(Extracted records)
━━━━
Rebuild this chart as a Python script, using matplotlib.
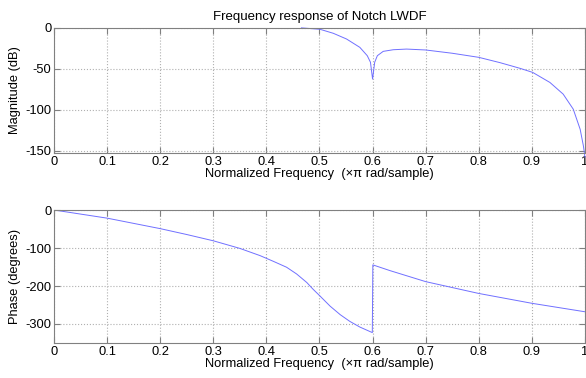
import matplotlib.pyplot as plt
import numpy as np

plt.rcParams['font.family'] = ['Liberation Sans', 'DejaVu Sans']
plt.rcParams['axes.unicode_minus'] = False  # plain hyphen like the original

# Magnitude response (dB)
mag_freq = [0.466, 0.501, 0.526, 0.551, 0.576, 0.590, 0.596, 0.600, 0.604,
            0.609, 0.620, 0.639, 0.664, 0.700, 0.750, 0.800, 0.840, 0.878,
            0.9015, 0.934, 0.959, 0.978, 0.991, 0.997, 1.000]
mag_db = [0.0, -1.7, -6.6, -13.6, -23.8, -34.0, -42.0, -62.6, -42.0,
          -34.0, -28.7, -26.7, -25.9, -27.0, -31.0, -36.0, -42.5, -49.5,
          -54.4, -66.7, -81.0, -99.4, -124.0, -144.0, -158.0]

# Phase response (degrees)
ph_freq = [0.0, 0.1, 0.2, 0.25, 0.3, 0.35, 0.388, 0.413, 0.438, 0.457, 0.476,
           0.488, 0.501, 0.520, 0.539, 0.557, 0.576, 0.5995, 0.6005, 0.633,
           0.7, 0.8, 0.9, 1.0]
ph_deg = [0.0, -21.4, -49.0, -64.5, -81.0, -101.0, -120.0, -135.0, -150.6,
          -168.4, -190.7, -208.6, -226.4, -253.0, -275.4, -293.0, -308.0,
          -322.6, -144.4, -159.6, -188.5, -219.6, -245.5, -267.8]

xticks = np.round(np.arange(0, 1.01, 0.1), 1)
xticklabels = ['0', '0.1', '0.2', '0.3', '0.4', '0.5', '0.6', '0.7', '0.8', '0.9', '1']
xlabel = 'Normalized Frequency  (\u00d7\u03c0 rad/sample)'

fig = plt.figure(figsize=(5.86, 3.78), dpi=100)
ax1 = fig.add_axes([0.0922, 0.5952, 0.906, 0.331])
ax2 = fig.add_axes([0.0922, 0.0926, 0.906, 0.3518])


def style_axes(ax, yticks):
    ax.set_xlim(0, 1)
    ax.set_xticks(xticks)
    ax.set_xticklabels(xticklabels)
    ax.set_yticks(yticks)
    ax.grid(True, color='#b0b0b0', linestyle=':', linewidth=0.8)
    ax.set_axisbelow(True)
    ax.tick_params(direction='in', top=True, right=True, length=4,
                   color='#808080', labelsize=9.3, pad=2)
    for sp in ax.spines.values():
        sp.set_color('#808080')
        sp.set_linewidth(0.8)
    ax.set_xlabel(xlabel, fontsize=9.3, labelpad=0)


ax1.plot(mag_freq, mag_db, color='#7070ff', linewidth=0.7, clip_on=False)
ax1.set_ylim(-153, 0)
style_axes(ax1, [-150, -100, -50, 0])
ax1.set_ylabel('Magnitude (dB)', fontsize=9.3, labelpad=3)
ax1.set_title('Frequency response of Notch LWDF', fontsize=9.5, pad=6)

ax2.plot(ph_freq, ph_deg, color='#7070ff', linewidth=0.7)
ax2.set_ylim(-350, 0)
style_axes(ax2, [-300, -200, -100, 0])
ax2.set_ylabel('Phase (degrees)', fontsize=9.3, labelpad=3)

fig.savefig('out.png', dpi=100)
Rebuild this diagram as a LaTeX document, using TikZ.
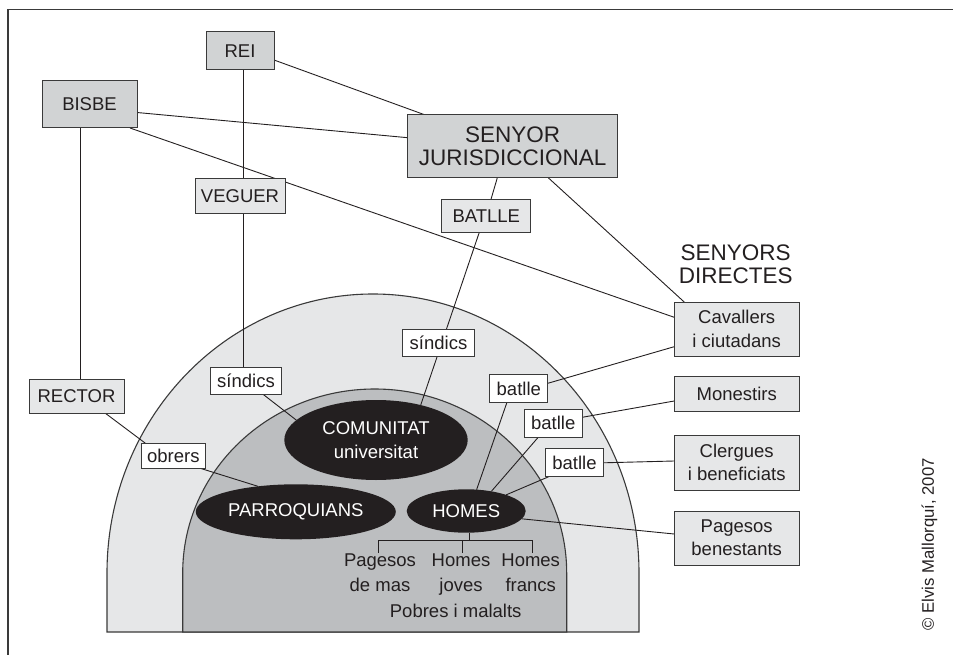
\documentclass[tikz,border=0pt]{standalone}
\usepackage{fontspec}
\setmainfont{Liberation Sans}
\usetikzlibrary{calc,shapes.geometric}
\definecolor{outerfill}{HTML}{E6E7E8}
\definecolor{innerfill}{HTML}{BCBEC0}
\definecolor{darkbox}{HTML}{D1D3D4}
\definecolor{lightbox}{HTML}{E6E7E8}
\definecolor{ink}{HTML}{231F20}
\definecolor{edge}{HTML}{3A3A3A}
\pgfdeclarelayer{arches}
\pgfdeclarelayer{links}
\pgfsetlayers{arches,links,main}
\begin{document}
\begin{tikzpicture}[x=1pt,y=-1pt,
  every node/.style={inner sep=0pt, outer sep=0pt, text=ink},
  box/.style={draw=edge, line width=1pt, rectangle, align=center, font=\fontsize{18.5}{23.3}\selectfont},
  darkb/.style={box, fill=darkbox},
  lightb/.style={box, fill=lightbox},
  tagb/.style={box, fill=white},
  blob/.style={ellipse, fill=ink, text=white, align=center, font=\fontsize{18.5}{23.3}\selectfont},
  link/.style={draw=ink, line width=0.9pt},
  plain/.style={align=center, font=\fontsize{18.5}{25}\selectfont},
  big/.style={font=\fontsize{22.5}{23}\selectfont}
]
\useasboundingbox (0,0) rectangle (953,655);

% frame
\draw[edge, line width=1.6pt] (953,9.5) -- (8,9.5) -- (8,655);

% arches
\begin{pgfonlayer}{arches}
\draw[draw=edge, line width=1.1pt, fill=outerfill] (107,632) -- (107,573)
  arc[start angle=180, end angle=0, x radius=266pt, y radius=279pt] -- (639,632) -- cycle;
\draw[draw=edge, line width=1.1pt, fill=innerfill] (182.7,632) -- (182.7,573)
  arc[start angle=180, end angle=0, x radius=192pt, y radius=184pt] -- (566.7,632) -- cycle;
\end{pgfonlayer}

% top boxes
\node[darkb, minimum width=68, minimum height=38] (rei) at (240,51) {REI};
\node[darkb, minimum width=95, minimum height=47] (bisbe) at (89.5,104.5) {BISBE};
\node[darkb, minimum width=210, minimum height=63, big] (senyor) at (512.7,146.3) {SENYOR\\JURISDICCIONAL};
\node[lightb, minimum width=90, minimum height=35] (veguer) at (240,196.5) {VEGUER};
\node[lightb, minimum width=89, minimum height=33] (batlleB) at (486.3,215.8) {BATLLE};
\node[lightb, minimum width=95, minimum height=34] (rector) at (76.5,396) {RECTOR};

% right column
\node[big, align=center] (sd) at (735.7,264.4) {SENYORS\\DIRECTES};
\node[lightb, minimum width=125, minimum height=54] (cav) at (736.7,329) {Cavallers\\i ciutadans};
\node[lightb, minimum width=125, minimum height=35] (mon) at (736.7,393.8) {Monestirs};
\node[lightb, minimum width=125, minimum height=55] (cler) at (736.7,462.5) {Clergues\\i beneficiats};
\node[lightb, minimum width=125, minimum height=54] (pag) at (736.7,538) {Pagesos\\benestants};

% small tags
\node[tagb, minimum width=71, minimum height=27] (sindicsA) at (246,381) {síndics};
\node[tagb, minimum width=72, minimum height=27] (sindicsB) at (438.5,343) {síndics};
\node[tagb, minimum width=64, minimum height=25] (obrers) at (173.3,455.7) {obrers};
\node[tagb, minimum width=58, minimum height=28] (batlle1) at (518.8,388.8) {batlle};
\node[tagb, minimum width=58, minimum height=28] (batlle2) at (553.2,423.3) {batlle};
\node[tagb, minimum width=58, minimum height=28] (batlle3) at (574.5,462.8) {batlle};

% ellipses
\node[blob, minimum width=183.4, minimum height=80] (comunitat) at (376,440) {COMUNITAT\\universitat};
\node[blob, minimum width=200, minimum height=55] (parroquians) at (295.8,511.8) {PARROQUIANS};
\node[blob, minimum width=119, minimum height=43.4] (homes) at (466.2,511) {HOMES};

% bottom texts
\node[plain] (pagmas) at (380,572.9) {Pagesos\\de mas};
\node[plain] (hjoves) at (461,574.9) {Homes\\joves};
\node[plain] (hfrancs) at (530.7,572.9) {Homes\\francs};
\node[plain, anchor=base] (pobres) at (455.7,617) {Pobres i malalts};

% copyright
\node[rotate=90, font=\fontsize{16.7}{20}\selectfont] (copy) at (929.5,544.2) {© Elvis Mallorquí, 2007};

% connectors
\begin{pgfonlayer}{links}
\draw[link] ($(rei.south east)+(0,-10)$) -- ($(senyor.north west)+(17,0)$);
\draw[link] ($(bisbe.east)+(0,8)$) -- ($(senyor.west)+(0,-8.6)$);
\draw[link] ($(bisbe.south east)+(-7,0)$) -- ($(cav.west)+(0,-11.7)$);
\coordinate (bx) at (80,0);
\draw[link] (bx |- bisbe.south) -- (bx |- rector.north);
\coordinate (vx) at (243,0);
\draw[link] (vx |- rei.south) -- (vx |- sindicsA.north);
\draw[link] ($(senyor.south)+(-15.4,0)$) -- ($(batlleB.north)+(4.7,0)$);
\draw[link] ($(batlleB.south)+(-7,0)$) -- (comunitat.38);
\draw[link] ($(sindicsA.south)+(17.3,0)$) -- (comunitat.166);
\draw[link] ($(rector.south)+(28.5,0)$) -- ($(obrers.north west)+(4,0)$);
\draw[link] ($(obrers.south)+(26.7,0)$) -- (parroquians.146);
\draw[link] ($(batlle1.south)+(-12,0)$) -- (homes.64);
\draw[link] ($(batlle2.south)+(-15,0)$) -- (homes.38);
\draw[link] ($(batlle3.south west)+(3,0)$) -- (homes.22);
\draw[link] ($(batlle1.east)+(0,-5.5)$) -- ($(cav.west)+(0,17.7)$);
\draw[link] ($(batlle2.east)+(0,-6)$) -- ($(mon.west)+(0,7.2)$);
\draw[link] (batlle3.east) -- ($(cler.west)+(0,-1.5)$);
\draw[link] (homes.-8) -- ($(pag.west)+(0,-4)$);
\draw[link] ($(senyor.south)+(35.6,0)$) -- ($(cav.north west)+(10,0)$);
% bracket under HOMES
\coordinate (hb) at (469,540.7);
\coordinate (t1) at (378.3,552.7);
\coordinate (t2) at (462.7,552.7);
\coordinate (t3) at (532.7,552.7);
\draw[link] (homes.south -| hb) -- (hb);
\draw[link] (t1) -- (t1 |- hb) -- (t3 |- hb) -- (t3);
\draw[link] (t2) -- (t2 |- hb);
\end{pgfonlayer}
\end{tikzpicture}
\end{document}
━━━━
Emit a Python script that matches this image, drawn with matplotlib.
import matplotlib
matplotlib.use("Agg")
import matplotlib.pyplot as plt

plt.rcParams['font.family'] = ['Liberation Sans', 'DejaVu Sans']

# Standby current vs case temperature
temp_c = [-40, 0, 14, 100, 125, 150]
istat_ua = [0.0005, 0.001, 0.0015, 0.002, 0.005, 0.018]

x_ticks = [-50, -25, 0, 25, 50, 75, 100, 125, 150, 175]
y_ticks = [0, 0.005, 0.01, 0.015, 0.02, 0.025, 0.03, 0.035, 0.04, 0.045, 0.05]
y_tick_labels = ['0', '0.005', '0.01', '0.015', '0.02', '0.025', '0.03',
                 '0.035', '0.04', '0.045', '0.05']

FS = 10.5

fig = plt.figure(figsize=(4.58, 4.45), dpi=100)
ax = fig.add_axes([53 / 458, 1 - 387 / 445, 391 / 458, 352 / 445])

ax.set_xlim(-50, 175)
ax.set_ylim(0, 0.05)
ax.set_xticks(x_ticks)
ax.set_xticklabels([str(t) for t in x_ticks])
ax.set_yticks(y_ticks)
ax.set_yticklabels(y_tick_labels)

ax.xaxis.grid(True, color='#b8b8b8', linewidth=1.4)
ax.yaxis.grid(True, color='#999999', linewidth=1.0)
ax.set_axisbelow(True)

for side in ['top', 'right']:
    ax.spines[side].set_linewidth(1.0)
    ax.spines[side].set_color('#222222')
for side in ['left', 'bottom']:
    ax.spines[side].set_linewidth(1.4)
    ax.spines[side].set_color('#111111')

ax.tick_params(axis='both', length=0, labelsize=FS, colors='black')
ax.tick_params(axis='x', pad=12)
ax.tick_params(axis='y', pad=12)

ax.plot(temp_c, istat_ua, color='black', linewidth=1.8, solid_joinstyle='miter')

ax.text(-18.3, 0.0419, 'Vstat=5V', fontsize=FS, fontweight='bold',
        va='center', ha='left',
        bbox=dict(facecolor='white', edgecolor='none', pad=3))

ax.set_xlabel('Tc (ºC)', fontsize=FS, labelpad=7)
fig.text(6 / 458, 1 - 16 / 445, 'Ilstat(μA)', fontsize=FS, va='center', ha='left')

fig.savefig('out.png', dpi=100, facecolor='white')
━━━━
Written instruction> Keep the images out of the copy. Repeat word for word only the lines from the one containing "Rebuild this chart" through the one containing "plt.rcParams['axes.unicode_minus'] = False", both ends included.

Answer to the task>
Rebuild this chart as a Python script, using matplotlib.
import matplotlib.pyplot as plt
import numpy as np

plt.rcParams['font.family'] = ['Liberation Sans', 'DejaVu Sans']
plt.rcParams['axes.unicode_minus'] = False  # plain hyphen like the original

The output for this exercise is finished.